Concrètement, cela signifie que Bpifrance ne peut pas entièrement remplacer un véritable marché privé de dette ou d’investissement en capital ample et diversifié.

Pourquoi la dépendance au soutien gouvernementale est problématique ?

Si Bpifrance joue un rôle crucial, les données de l'OCDE révèlent un paradoxe inquiétant pour l'écosystème français. En 2022, le secteur public représentait une part significative de la levée des fonds de capital-risque français, un niveau de dépendance qui questionne la viabilité à long terme du marché.
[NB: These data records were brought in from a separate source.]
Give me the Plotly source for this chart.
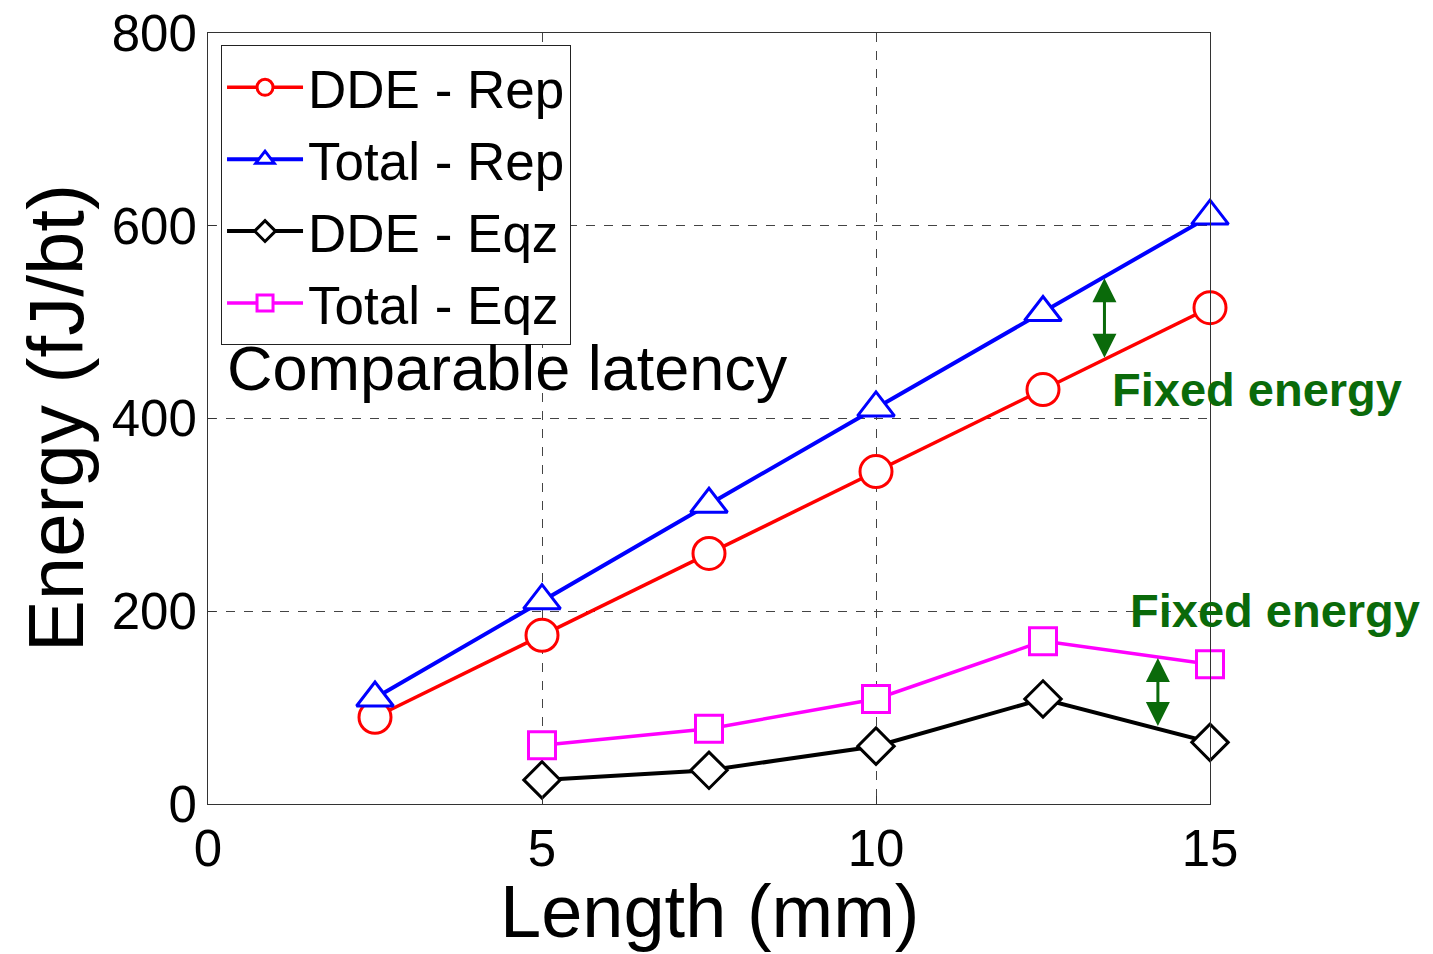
import plotly.graph_objects as go

length_rep = [2.5, 5, 7.5, 10, 12.5, 15]
dde_rep = [90, 175, 260, 345, 430, 515]
total_rep = [110, 211, 311, 411, 510, 610]

length_eqz = [5, 7.5, 10, 12.5, 15]
dde_eqz = [25, 35, 60, 109, 64]
total_eqz = [61, 78, 109, 169, 145]

x_ticks = [0, 5, 10, 15]
y_ticks = [0, 200, 400, 600, 800]

FONT = "Liberation Sans, Arial, sans-serif"
GREEN = "#0a6a0a"

fig = go.Figure()

def add(name, x, y, color, symbol, size, lw):
    fig.add_trace(go.Scatter(
        x=x, y=y, name=name, mode="lines+markers", cliponaxis=False,
        line=dict(color=color, width=lw),
        marker=dict(symbol=symbol, size=size, color="white",
                    line=dict(color=color, width=3)),
    ))

add("DDE - Rep", length_rep, dde_rep, "#ff0000", "circle", 32, 3.5)
add("Total - Rep", length_rep, total_rep, "#0000ff", "triangle-up", 32, 4)
add("DDE - Eqz", length_eqz, dde_eqz, "#000000", "diamond", 28, 4)
add("Total - Eqz", length_eqz, total_eqz, "#ff00ff", "square", 27, 3.5)

axis_common = dict(
    showline=True, linecolor="#333333", linewidth=1, mirror=True,
    showgrid=True, gridcolor="#444444", griddash="dash", gridwidth=1,
    zeroline=False, ticks="inside", ticklen=8, tickcolor="#333333",
    tickfont=dict(family=FONT, size=51, color="black"),
    automargin=False, ticklabeloverflow="allow",
)

fig.update_xaxes(range=[0, 15], tickvals=x_ticks, **axis_common)
fig.update_yaxes(range=[0, 800], tickvals=y_ticks, **axis_common)

# axis titles
fig.add_annotation(x=0.5, y=-0.196, xref="paper", yref="paper", text="Length (mm)",
                   showarrow=False, xanchor="center", yanchor="bottom",
                   font=dict(family=FONT, size=74, color="black"))
fig.add_annotation(x=-0.152, y=0.5, xref="paper", yref="paper", text="Energy (fJ/bt)",
                   showarrow=False, xanchor="center", yanchor="middle", textangle=-90,
                   font=dict(family=FONT, size=78, color="black"))

# text annotations
fig.add_annotation(x=0.25, y=452, xref="x", yref="y", text="Comparable latency",
                   showarrow=False, xanchor="left", yanchor="middle",
                   font=dict(family=FONT, size=63, color="black"))
fig.add_annotation(x=13.5, y=430, xref="x", yref="y", text="<b>Fixed energy</b>",
                   showarrow=False, xanchor="left", yanchor="middle",
                   font=dict(family=FONT, size=47, color=GREEN))
fig.add_annotation(x=13.77, y=201, xref="x", yref="y", text="<b>Fixed energy</b>",
                   showarrow=False, xanchor="left", yanchor="middle",
                   font=dict(family=FONT, size=47, color=GREEN))

for ax_x, y_top, y_bot in [(13.42, 547, 463), (14.22, 153, 81)]:
    fig.add_annotation(x=ax_x, y=y_bot, ax=ax_x, ay=y_top, xref="x", yref="y",
                       axref="x", ayref="y", text="", showarrow=True,
                       arrowhead=2, arrowside="end+start", arrowsize=1.6,
                       arrowwidth=3, arrowcolor=GREEN, standoff=0, startstandoff=0)

fig.update_layout(
    width=1433, height=954,
    margin=dict(l=200, r=231, t=25, b=158),
    plot_bgcolor="white", paper_bgcolor="white",
    font=dict(family=FONT, color="black"),
    legend=dict(x=0.013, y=0.984, xanchor="left", yanchor="top",
                bgcolor="white", bordercolor="#222222", borderwidth=1,
                font=dict(family=FONT, size=53, color="black"),
                tracegroupgap=0, itemwidth=76),
    showlegend=True,
)

fig.write_html("out.html")
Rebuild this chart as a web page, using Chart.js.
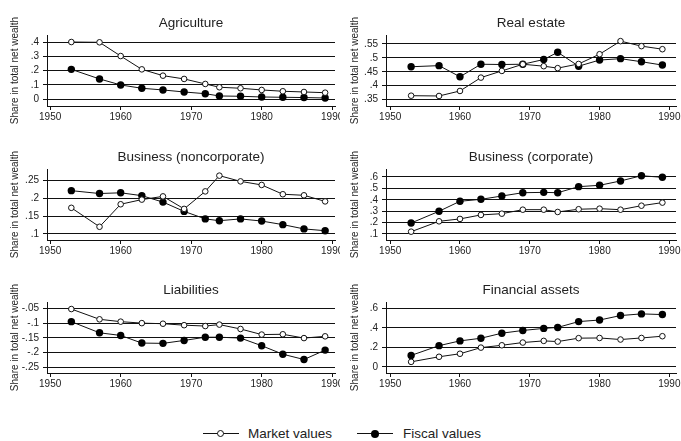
<!DOCTYPE html>
<html>
<head>
<meta charset="utf-8">
<script src="https://cdn.jsdelivr.net/npm/chart.js@4"></script>
<style>
  body { margin: 0; background: #fff; width: 681px; height: 441px; position: relative; overflow: hidden;
         font-family: 'Liberation Sans', Arial, sans-serif; color: #222; }
  .panel { position: absolute; overflow: hidden; }
  .key { position: absolute; top: 426px; height: 16px; font-size: 13.5px; line-height: 16px; }
  .key .ln { position: absolute; top: 7px; width: 36px; height: 1px; background: #111; }
  .key .dot { position: absolute; border-radius: 50%; box-sizing: border-box; }
  .key .open { width: 7px; height: 7px; top: 4px; border: 1px solid #111; background: #fff; }
  .key .full { width: 8px; height: 8px; top: 3.5px; background: #000; }
  .key .txt { position: absolute; white-space: nowrap; }
</style>
</head>
<body>
<div class="key" style="left:203px"><span class="ln"></span><span class="dot open" style="left:14px"></span><span class="txt" style="left:45px">Market values</span></div>
<div class="key" style="left:357px"><span class="ln"></span><span class="dot full" style="left:14px"></span><span class="txt" style="left:46px">Fiscal values</span></div>

<script>
// survey years
const years = [1953, 1957, 1960, 1963, 1966, 1969, 1972, 1974, 1977, 1980, 1983, 1986, 1989];
const xTicks = [1950, 1960, 1970, 1980, 1990];

// shares in total net wealth, market vs fiscal valuation
const agriMarket = [0.400, 0.398, 0.302, 0.209, 0.165, 0.142, 0.107, 0.084, 0.077, 0.065, 0.056, 0.051, 0.046];
const agriFiscal = [0.209, 0.142, 0.100, 0.077, 0.065, 0.051, 0.039, 0.023, 0.021, 0.016, 0.014, 0.012, 0.009];
const realMarket = [0.364, 0.363, 0.381, 0.429, 0.453, 0.477, 0.470, 0.463, 0.478, 0.513, 0.560, 0.542, 0.531];
const realFiscal = [0.468, 0.472, 0.432, 0.477, 0.476, 0.477, 0.494, 0.520, 0.470, 0.492, 0.497, 0.486, 0.474];
const nonCorpMarket = [0.173, 0.120, 0.183, 0.196, 0.205, 0.170, 0.219, 0.263, 0.247, 0.237, 0.211, 0.208, 0.191];
const nonCorpFiscal = [0.221, 0.213, 0.215, 0.207, 0.189, 0.163, 0.142, 0.137, 0.142, 0.136, 0.126, 0.114, 0.109];
const corpMarket = [0.120, 0.211, 0.232, 0.267, 0.278, 0.313, 0.313, 0.293, 0.317, 0.322, 0.313, 0.348, 0.375];
const corpFiscal = [0.196, 0.299, 0.387, 0.404, 0.433, 0.462, 0.465, 0.462, 0.515, 0.527, 0.565, 0.611, 0.597];
const liabMarket = [-0.052, -0.087, -0.095, -0.100, -0.102, -0.107, -0.110, -0.105, -0.120, -0.139, -0.138, -0.151, -0.145];
const liabFiscal = [-0.095, -0.133, -0.142, -0.168, -0.169, -0.159, -0.148, -0.148, -0.151, -0.177, -0.206, -0.224, -0.192];
const finMarket = [0.052, 0.104, 0.135, 0.198, 0.222, 0.250, 0.267, 0.260, 0.295, 0.297, 0.281, 0.297, 0.315];
const finFiscal = [0.118, 0.218, 0.267, 0.294, 0.346, 0.374, 0.395, 0.405, 0.465, 0.481, 0.527, 0.544, 0.537];

// y tick values per panel
const agriTicks = [0, 0.1, 0.2, 0.3, 0.4];
const realTicks = [0.35, 0.4, 0.45, 0.5, 0.55];
const nonCorpTicks = [0.1, 0.15, 0.2, 0.25];
const corpTicks = [0.1, 0.2, 0.3, 0.4, 0.5, 0.6];
const liabTicks = [-0.25, -0.2, -0.15, -0.1, -0.05];
const finTicks = [0, 0.2, 0.4, 0.6];

const ink = '#222';
const lineInk = '#111';
const fontName = "'Liberation Sans', Arial, sans-serif";

// stata-style labels: .4, -.05, 0
function fmt(v) {
  if (Math.abs(v) < 1e-9) return '0';
  return String(+v.toFixed(3)).replace('0.', '.');
}

// panel title centred over the plot area
const panelTitle = {
  id: 'panelTitle',
  afterDraw(chart, args, opts) {
    const { ctx, chartArea } = chart;
    ctx.save();
    ctx.font = '13.5px ' + fontName;
    ctx.fillStyle = ink;
    ctx.textAlign = 'center';
    ctx.textBaseline = 'middle';
    ctx.fillText(opts.text, (chartArea.left + chartArea.right) / 2, 23);
    ctx.restore();
  }
};

const panels = [
  { title: 'Agriculture', market: agriMarket, fiscal: agriFiscal, ticks: agriTicks, ymin: -0.047, ymax: 0.449, col: 0, row: 0 },
  { title: 'Real estate', market: realMarket, fiscal: realFiscal, ticks: realTicks, ymin: 0.327, ymax: 0.582, col: 1, row: 0 },
  { title: 'Business (noncorporate)', market: nonCorpMarket, fiscal: nonCorpFiscal, ticks: nonCorpTicks, ymin: 0.083, ymax: 0.2816, col: 0, row: 1 },
  { title: 'Business (corporate)', market: corpMarket, fiscal: corpFiscal, ticks: corpTicks, ymin: 0.047, ymax: 0.67, col: 1, row: 1 },
  { title: 'Liabilities', market: liabMarket, fiscal: liabFiscal, ticks: liabTicks, ymin: -0.27, ymax: -0.028, col: 0, row: 2 },
  { title: 'Financial assets', market: finMarket, fiscal: finFiscal, ticks: finTicks, ymin: -0.0625, ymax: 0.666, col: 1, row: 2 }
];

// column geometry: canvas left, width, y-axis position, x range
const cols = [
  { left: 0, width: 340, axis: 47, padRight: 2, xmin: 1949.55, xmax: 1990.4 },
  { left: 340, width: 341, axis: 46, padRight: 3, xmin: 1949.4, xmax: 1990.95 }
];

const pts = vals => years.map((x, i) => ({ x, y: vals[i] }));

panels.forEach(p => {
  const c = cols[p.col];
  const box = document.createElement('div');
  box.className = 'panel';
  box.style.left = c.left + 'px';
  box.style.top = (p.row * 133.5) + 'px';
  box.style.width = c.width + 'px';
  box.style.height = '133px';
  const cv = document.createElement('canvas');
  cv.width = c.width;
  cv.height = 133;
  box.appendChild(cv);
  document.body.appendChild(box);

  new Chart(cv, {
    type: 'line',
    data: {
      datasets: [{
        label: 'Market values',
        data: pts(p.market),
        borderColor: lineInk,
        borderWidth: 1,
        pointRadius: 2.8,
        pointBorderWidth: 1,
        pointBorderColor: lineInk,
        pointBackgroundColor: '#fff',
        tension: 0
      }, {
        label: 'Fiscal values',
        data: pts(p.fiscal),
        borderColor: lineInk,
        borderWidth: 1,
        pointRadius: 3.7,
        pointBorderWidth: 0,
        pointBackgroundColor: '#000',
        tension: 0
      }]
    },
    options: {
      responsive: false,
      animation: false,
      devicePixelRatio: 1,
      layout: { padding: { top: 35, right: c.padRight, left: 0, bottom: 0 } },
      plugins: {
        legend: { display: false },
        tooltip: { enabled: false },
        panelTitle: { text: p.title }
      },
      scales: {
        x: {
          type: 'linear',
          min: c.xmin,
          max: c.xmax,
          afterBuildTicks: s => { s.ticks = xTicks.map(v => ({ value: v })); },
          afterFit: s => { s.height = 27; s.paddingLeft = 0; s.paddingRight = 0; },
          grid: { drawOnChartArea: false, drawTicks: true, tickLength: 4, color: lineInk },
          border: { color: lineInk, width: 1 },
          ticks: { color: ink, font: { family: fontName, size: 10 }, padding: 1, maxRotation: 0, autoSkip: false,
                   callback: v => String(v) }
        },
        y: {
          min: p.ymin,
          max: p.ymax,
          afterBuildTicks: s => { s.ticks = p.ticks.map(v => ({ value: v })); },
          afterFit: s => { s.width = c.axis; s.paddingTop = 0; s.paddingBottom = 0; },
          grid: { color: lineInk, lineWidth: 1, tickLength: 4 },
          border: { color: lineInk, width: 1 },
          ticks: { color: ink, font: { family: fontName, size: 10 }, padding: 4, autoSkip: false, callback: v => fmt(v) },
          title: { display: true, text: 'Share in total net wealth', color: ink,
                   font: { family: fontName, size: 10 }, padding: { top: 9, bottom: 0 } }
        }
      }
    },
    plugins: [panelTitle]
  });
});
</script>
</body>
</html>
Le problème de cette structure :

  • Lorsque l'État réduit son soutien (comme annoncé pour 2025), c'est l'ensemble du marché qui vacille
  • Les investisseurs privés hésitent à combler le vide, créant un cercle vicieux
  • Le Large Venture Fund de Bpifrance a soutenu 11 des 31 licornes françaises en 2022, montrant que même les plus grands succès dépendent du soutien public
  • Un marché mature devrait voir les investisseurs privés dominer, pas l'inverse

Cette réalité renforce encore davantage l'importance de diversifier vos sources de financement.

Points clés à retenir

  • Le financement par capital-risque pour les jeunes entreprises en France a atteint son plus bas niveau depuis 2020, créant un besoin urgent de solutions alternatives pour les start-ups en croissance.
  • Le venture debt ne représente que 14 % des financements en France, contre des niveaux beaucoup plus élevés aux États-Unis, laissant un vide important dans l'écosystème.
  • Diversifier vos sources de financement en combinant CIR, subventions, dette stratégique et equity est devenu indispensable en 2025 pour naviguer dans cet environnement difficile.

La crise du financement par capital-risque ne signifie pas la fin de l'innovation française. Elle impose simplement une nouvelle discipline : diversifier intelligemment vos sources de financement. Le CIR, les subventions publiques et l'émergence progressive du venture debt offrent des alternatives crédibles pour maintenir votre croissance sans dilution excessive. En optimisant ces leviers dès aujourd'hui, vous renforcez votre trésorerie et votre position pour la prochaine phase de développement.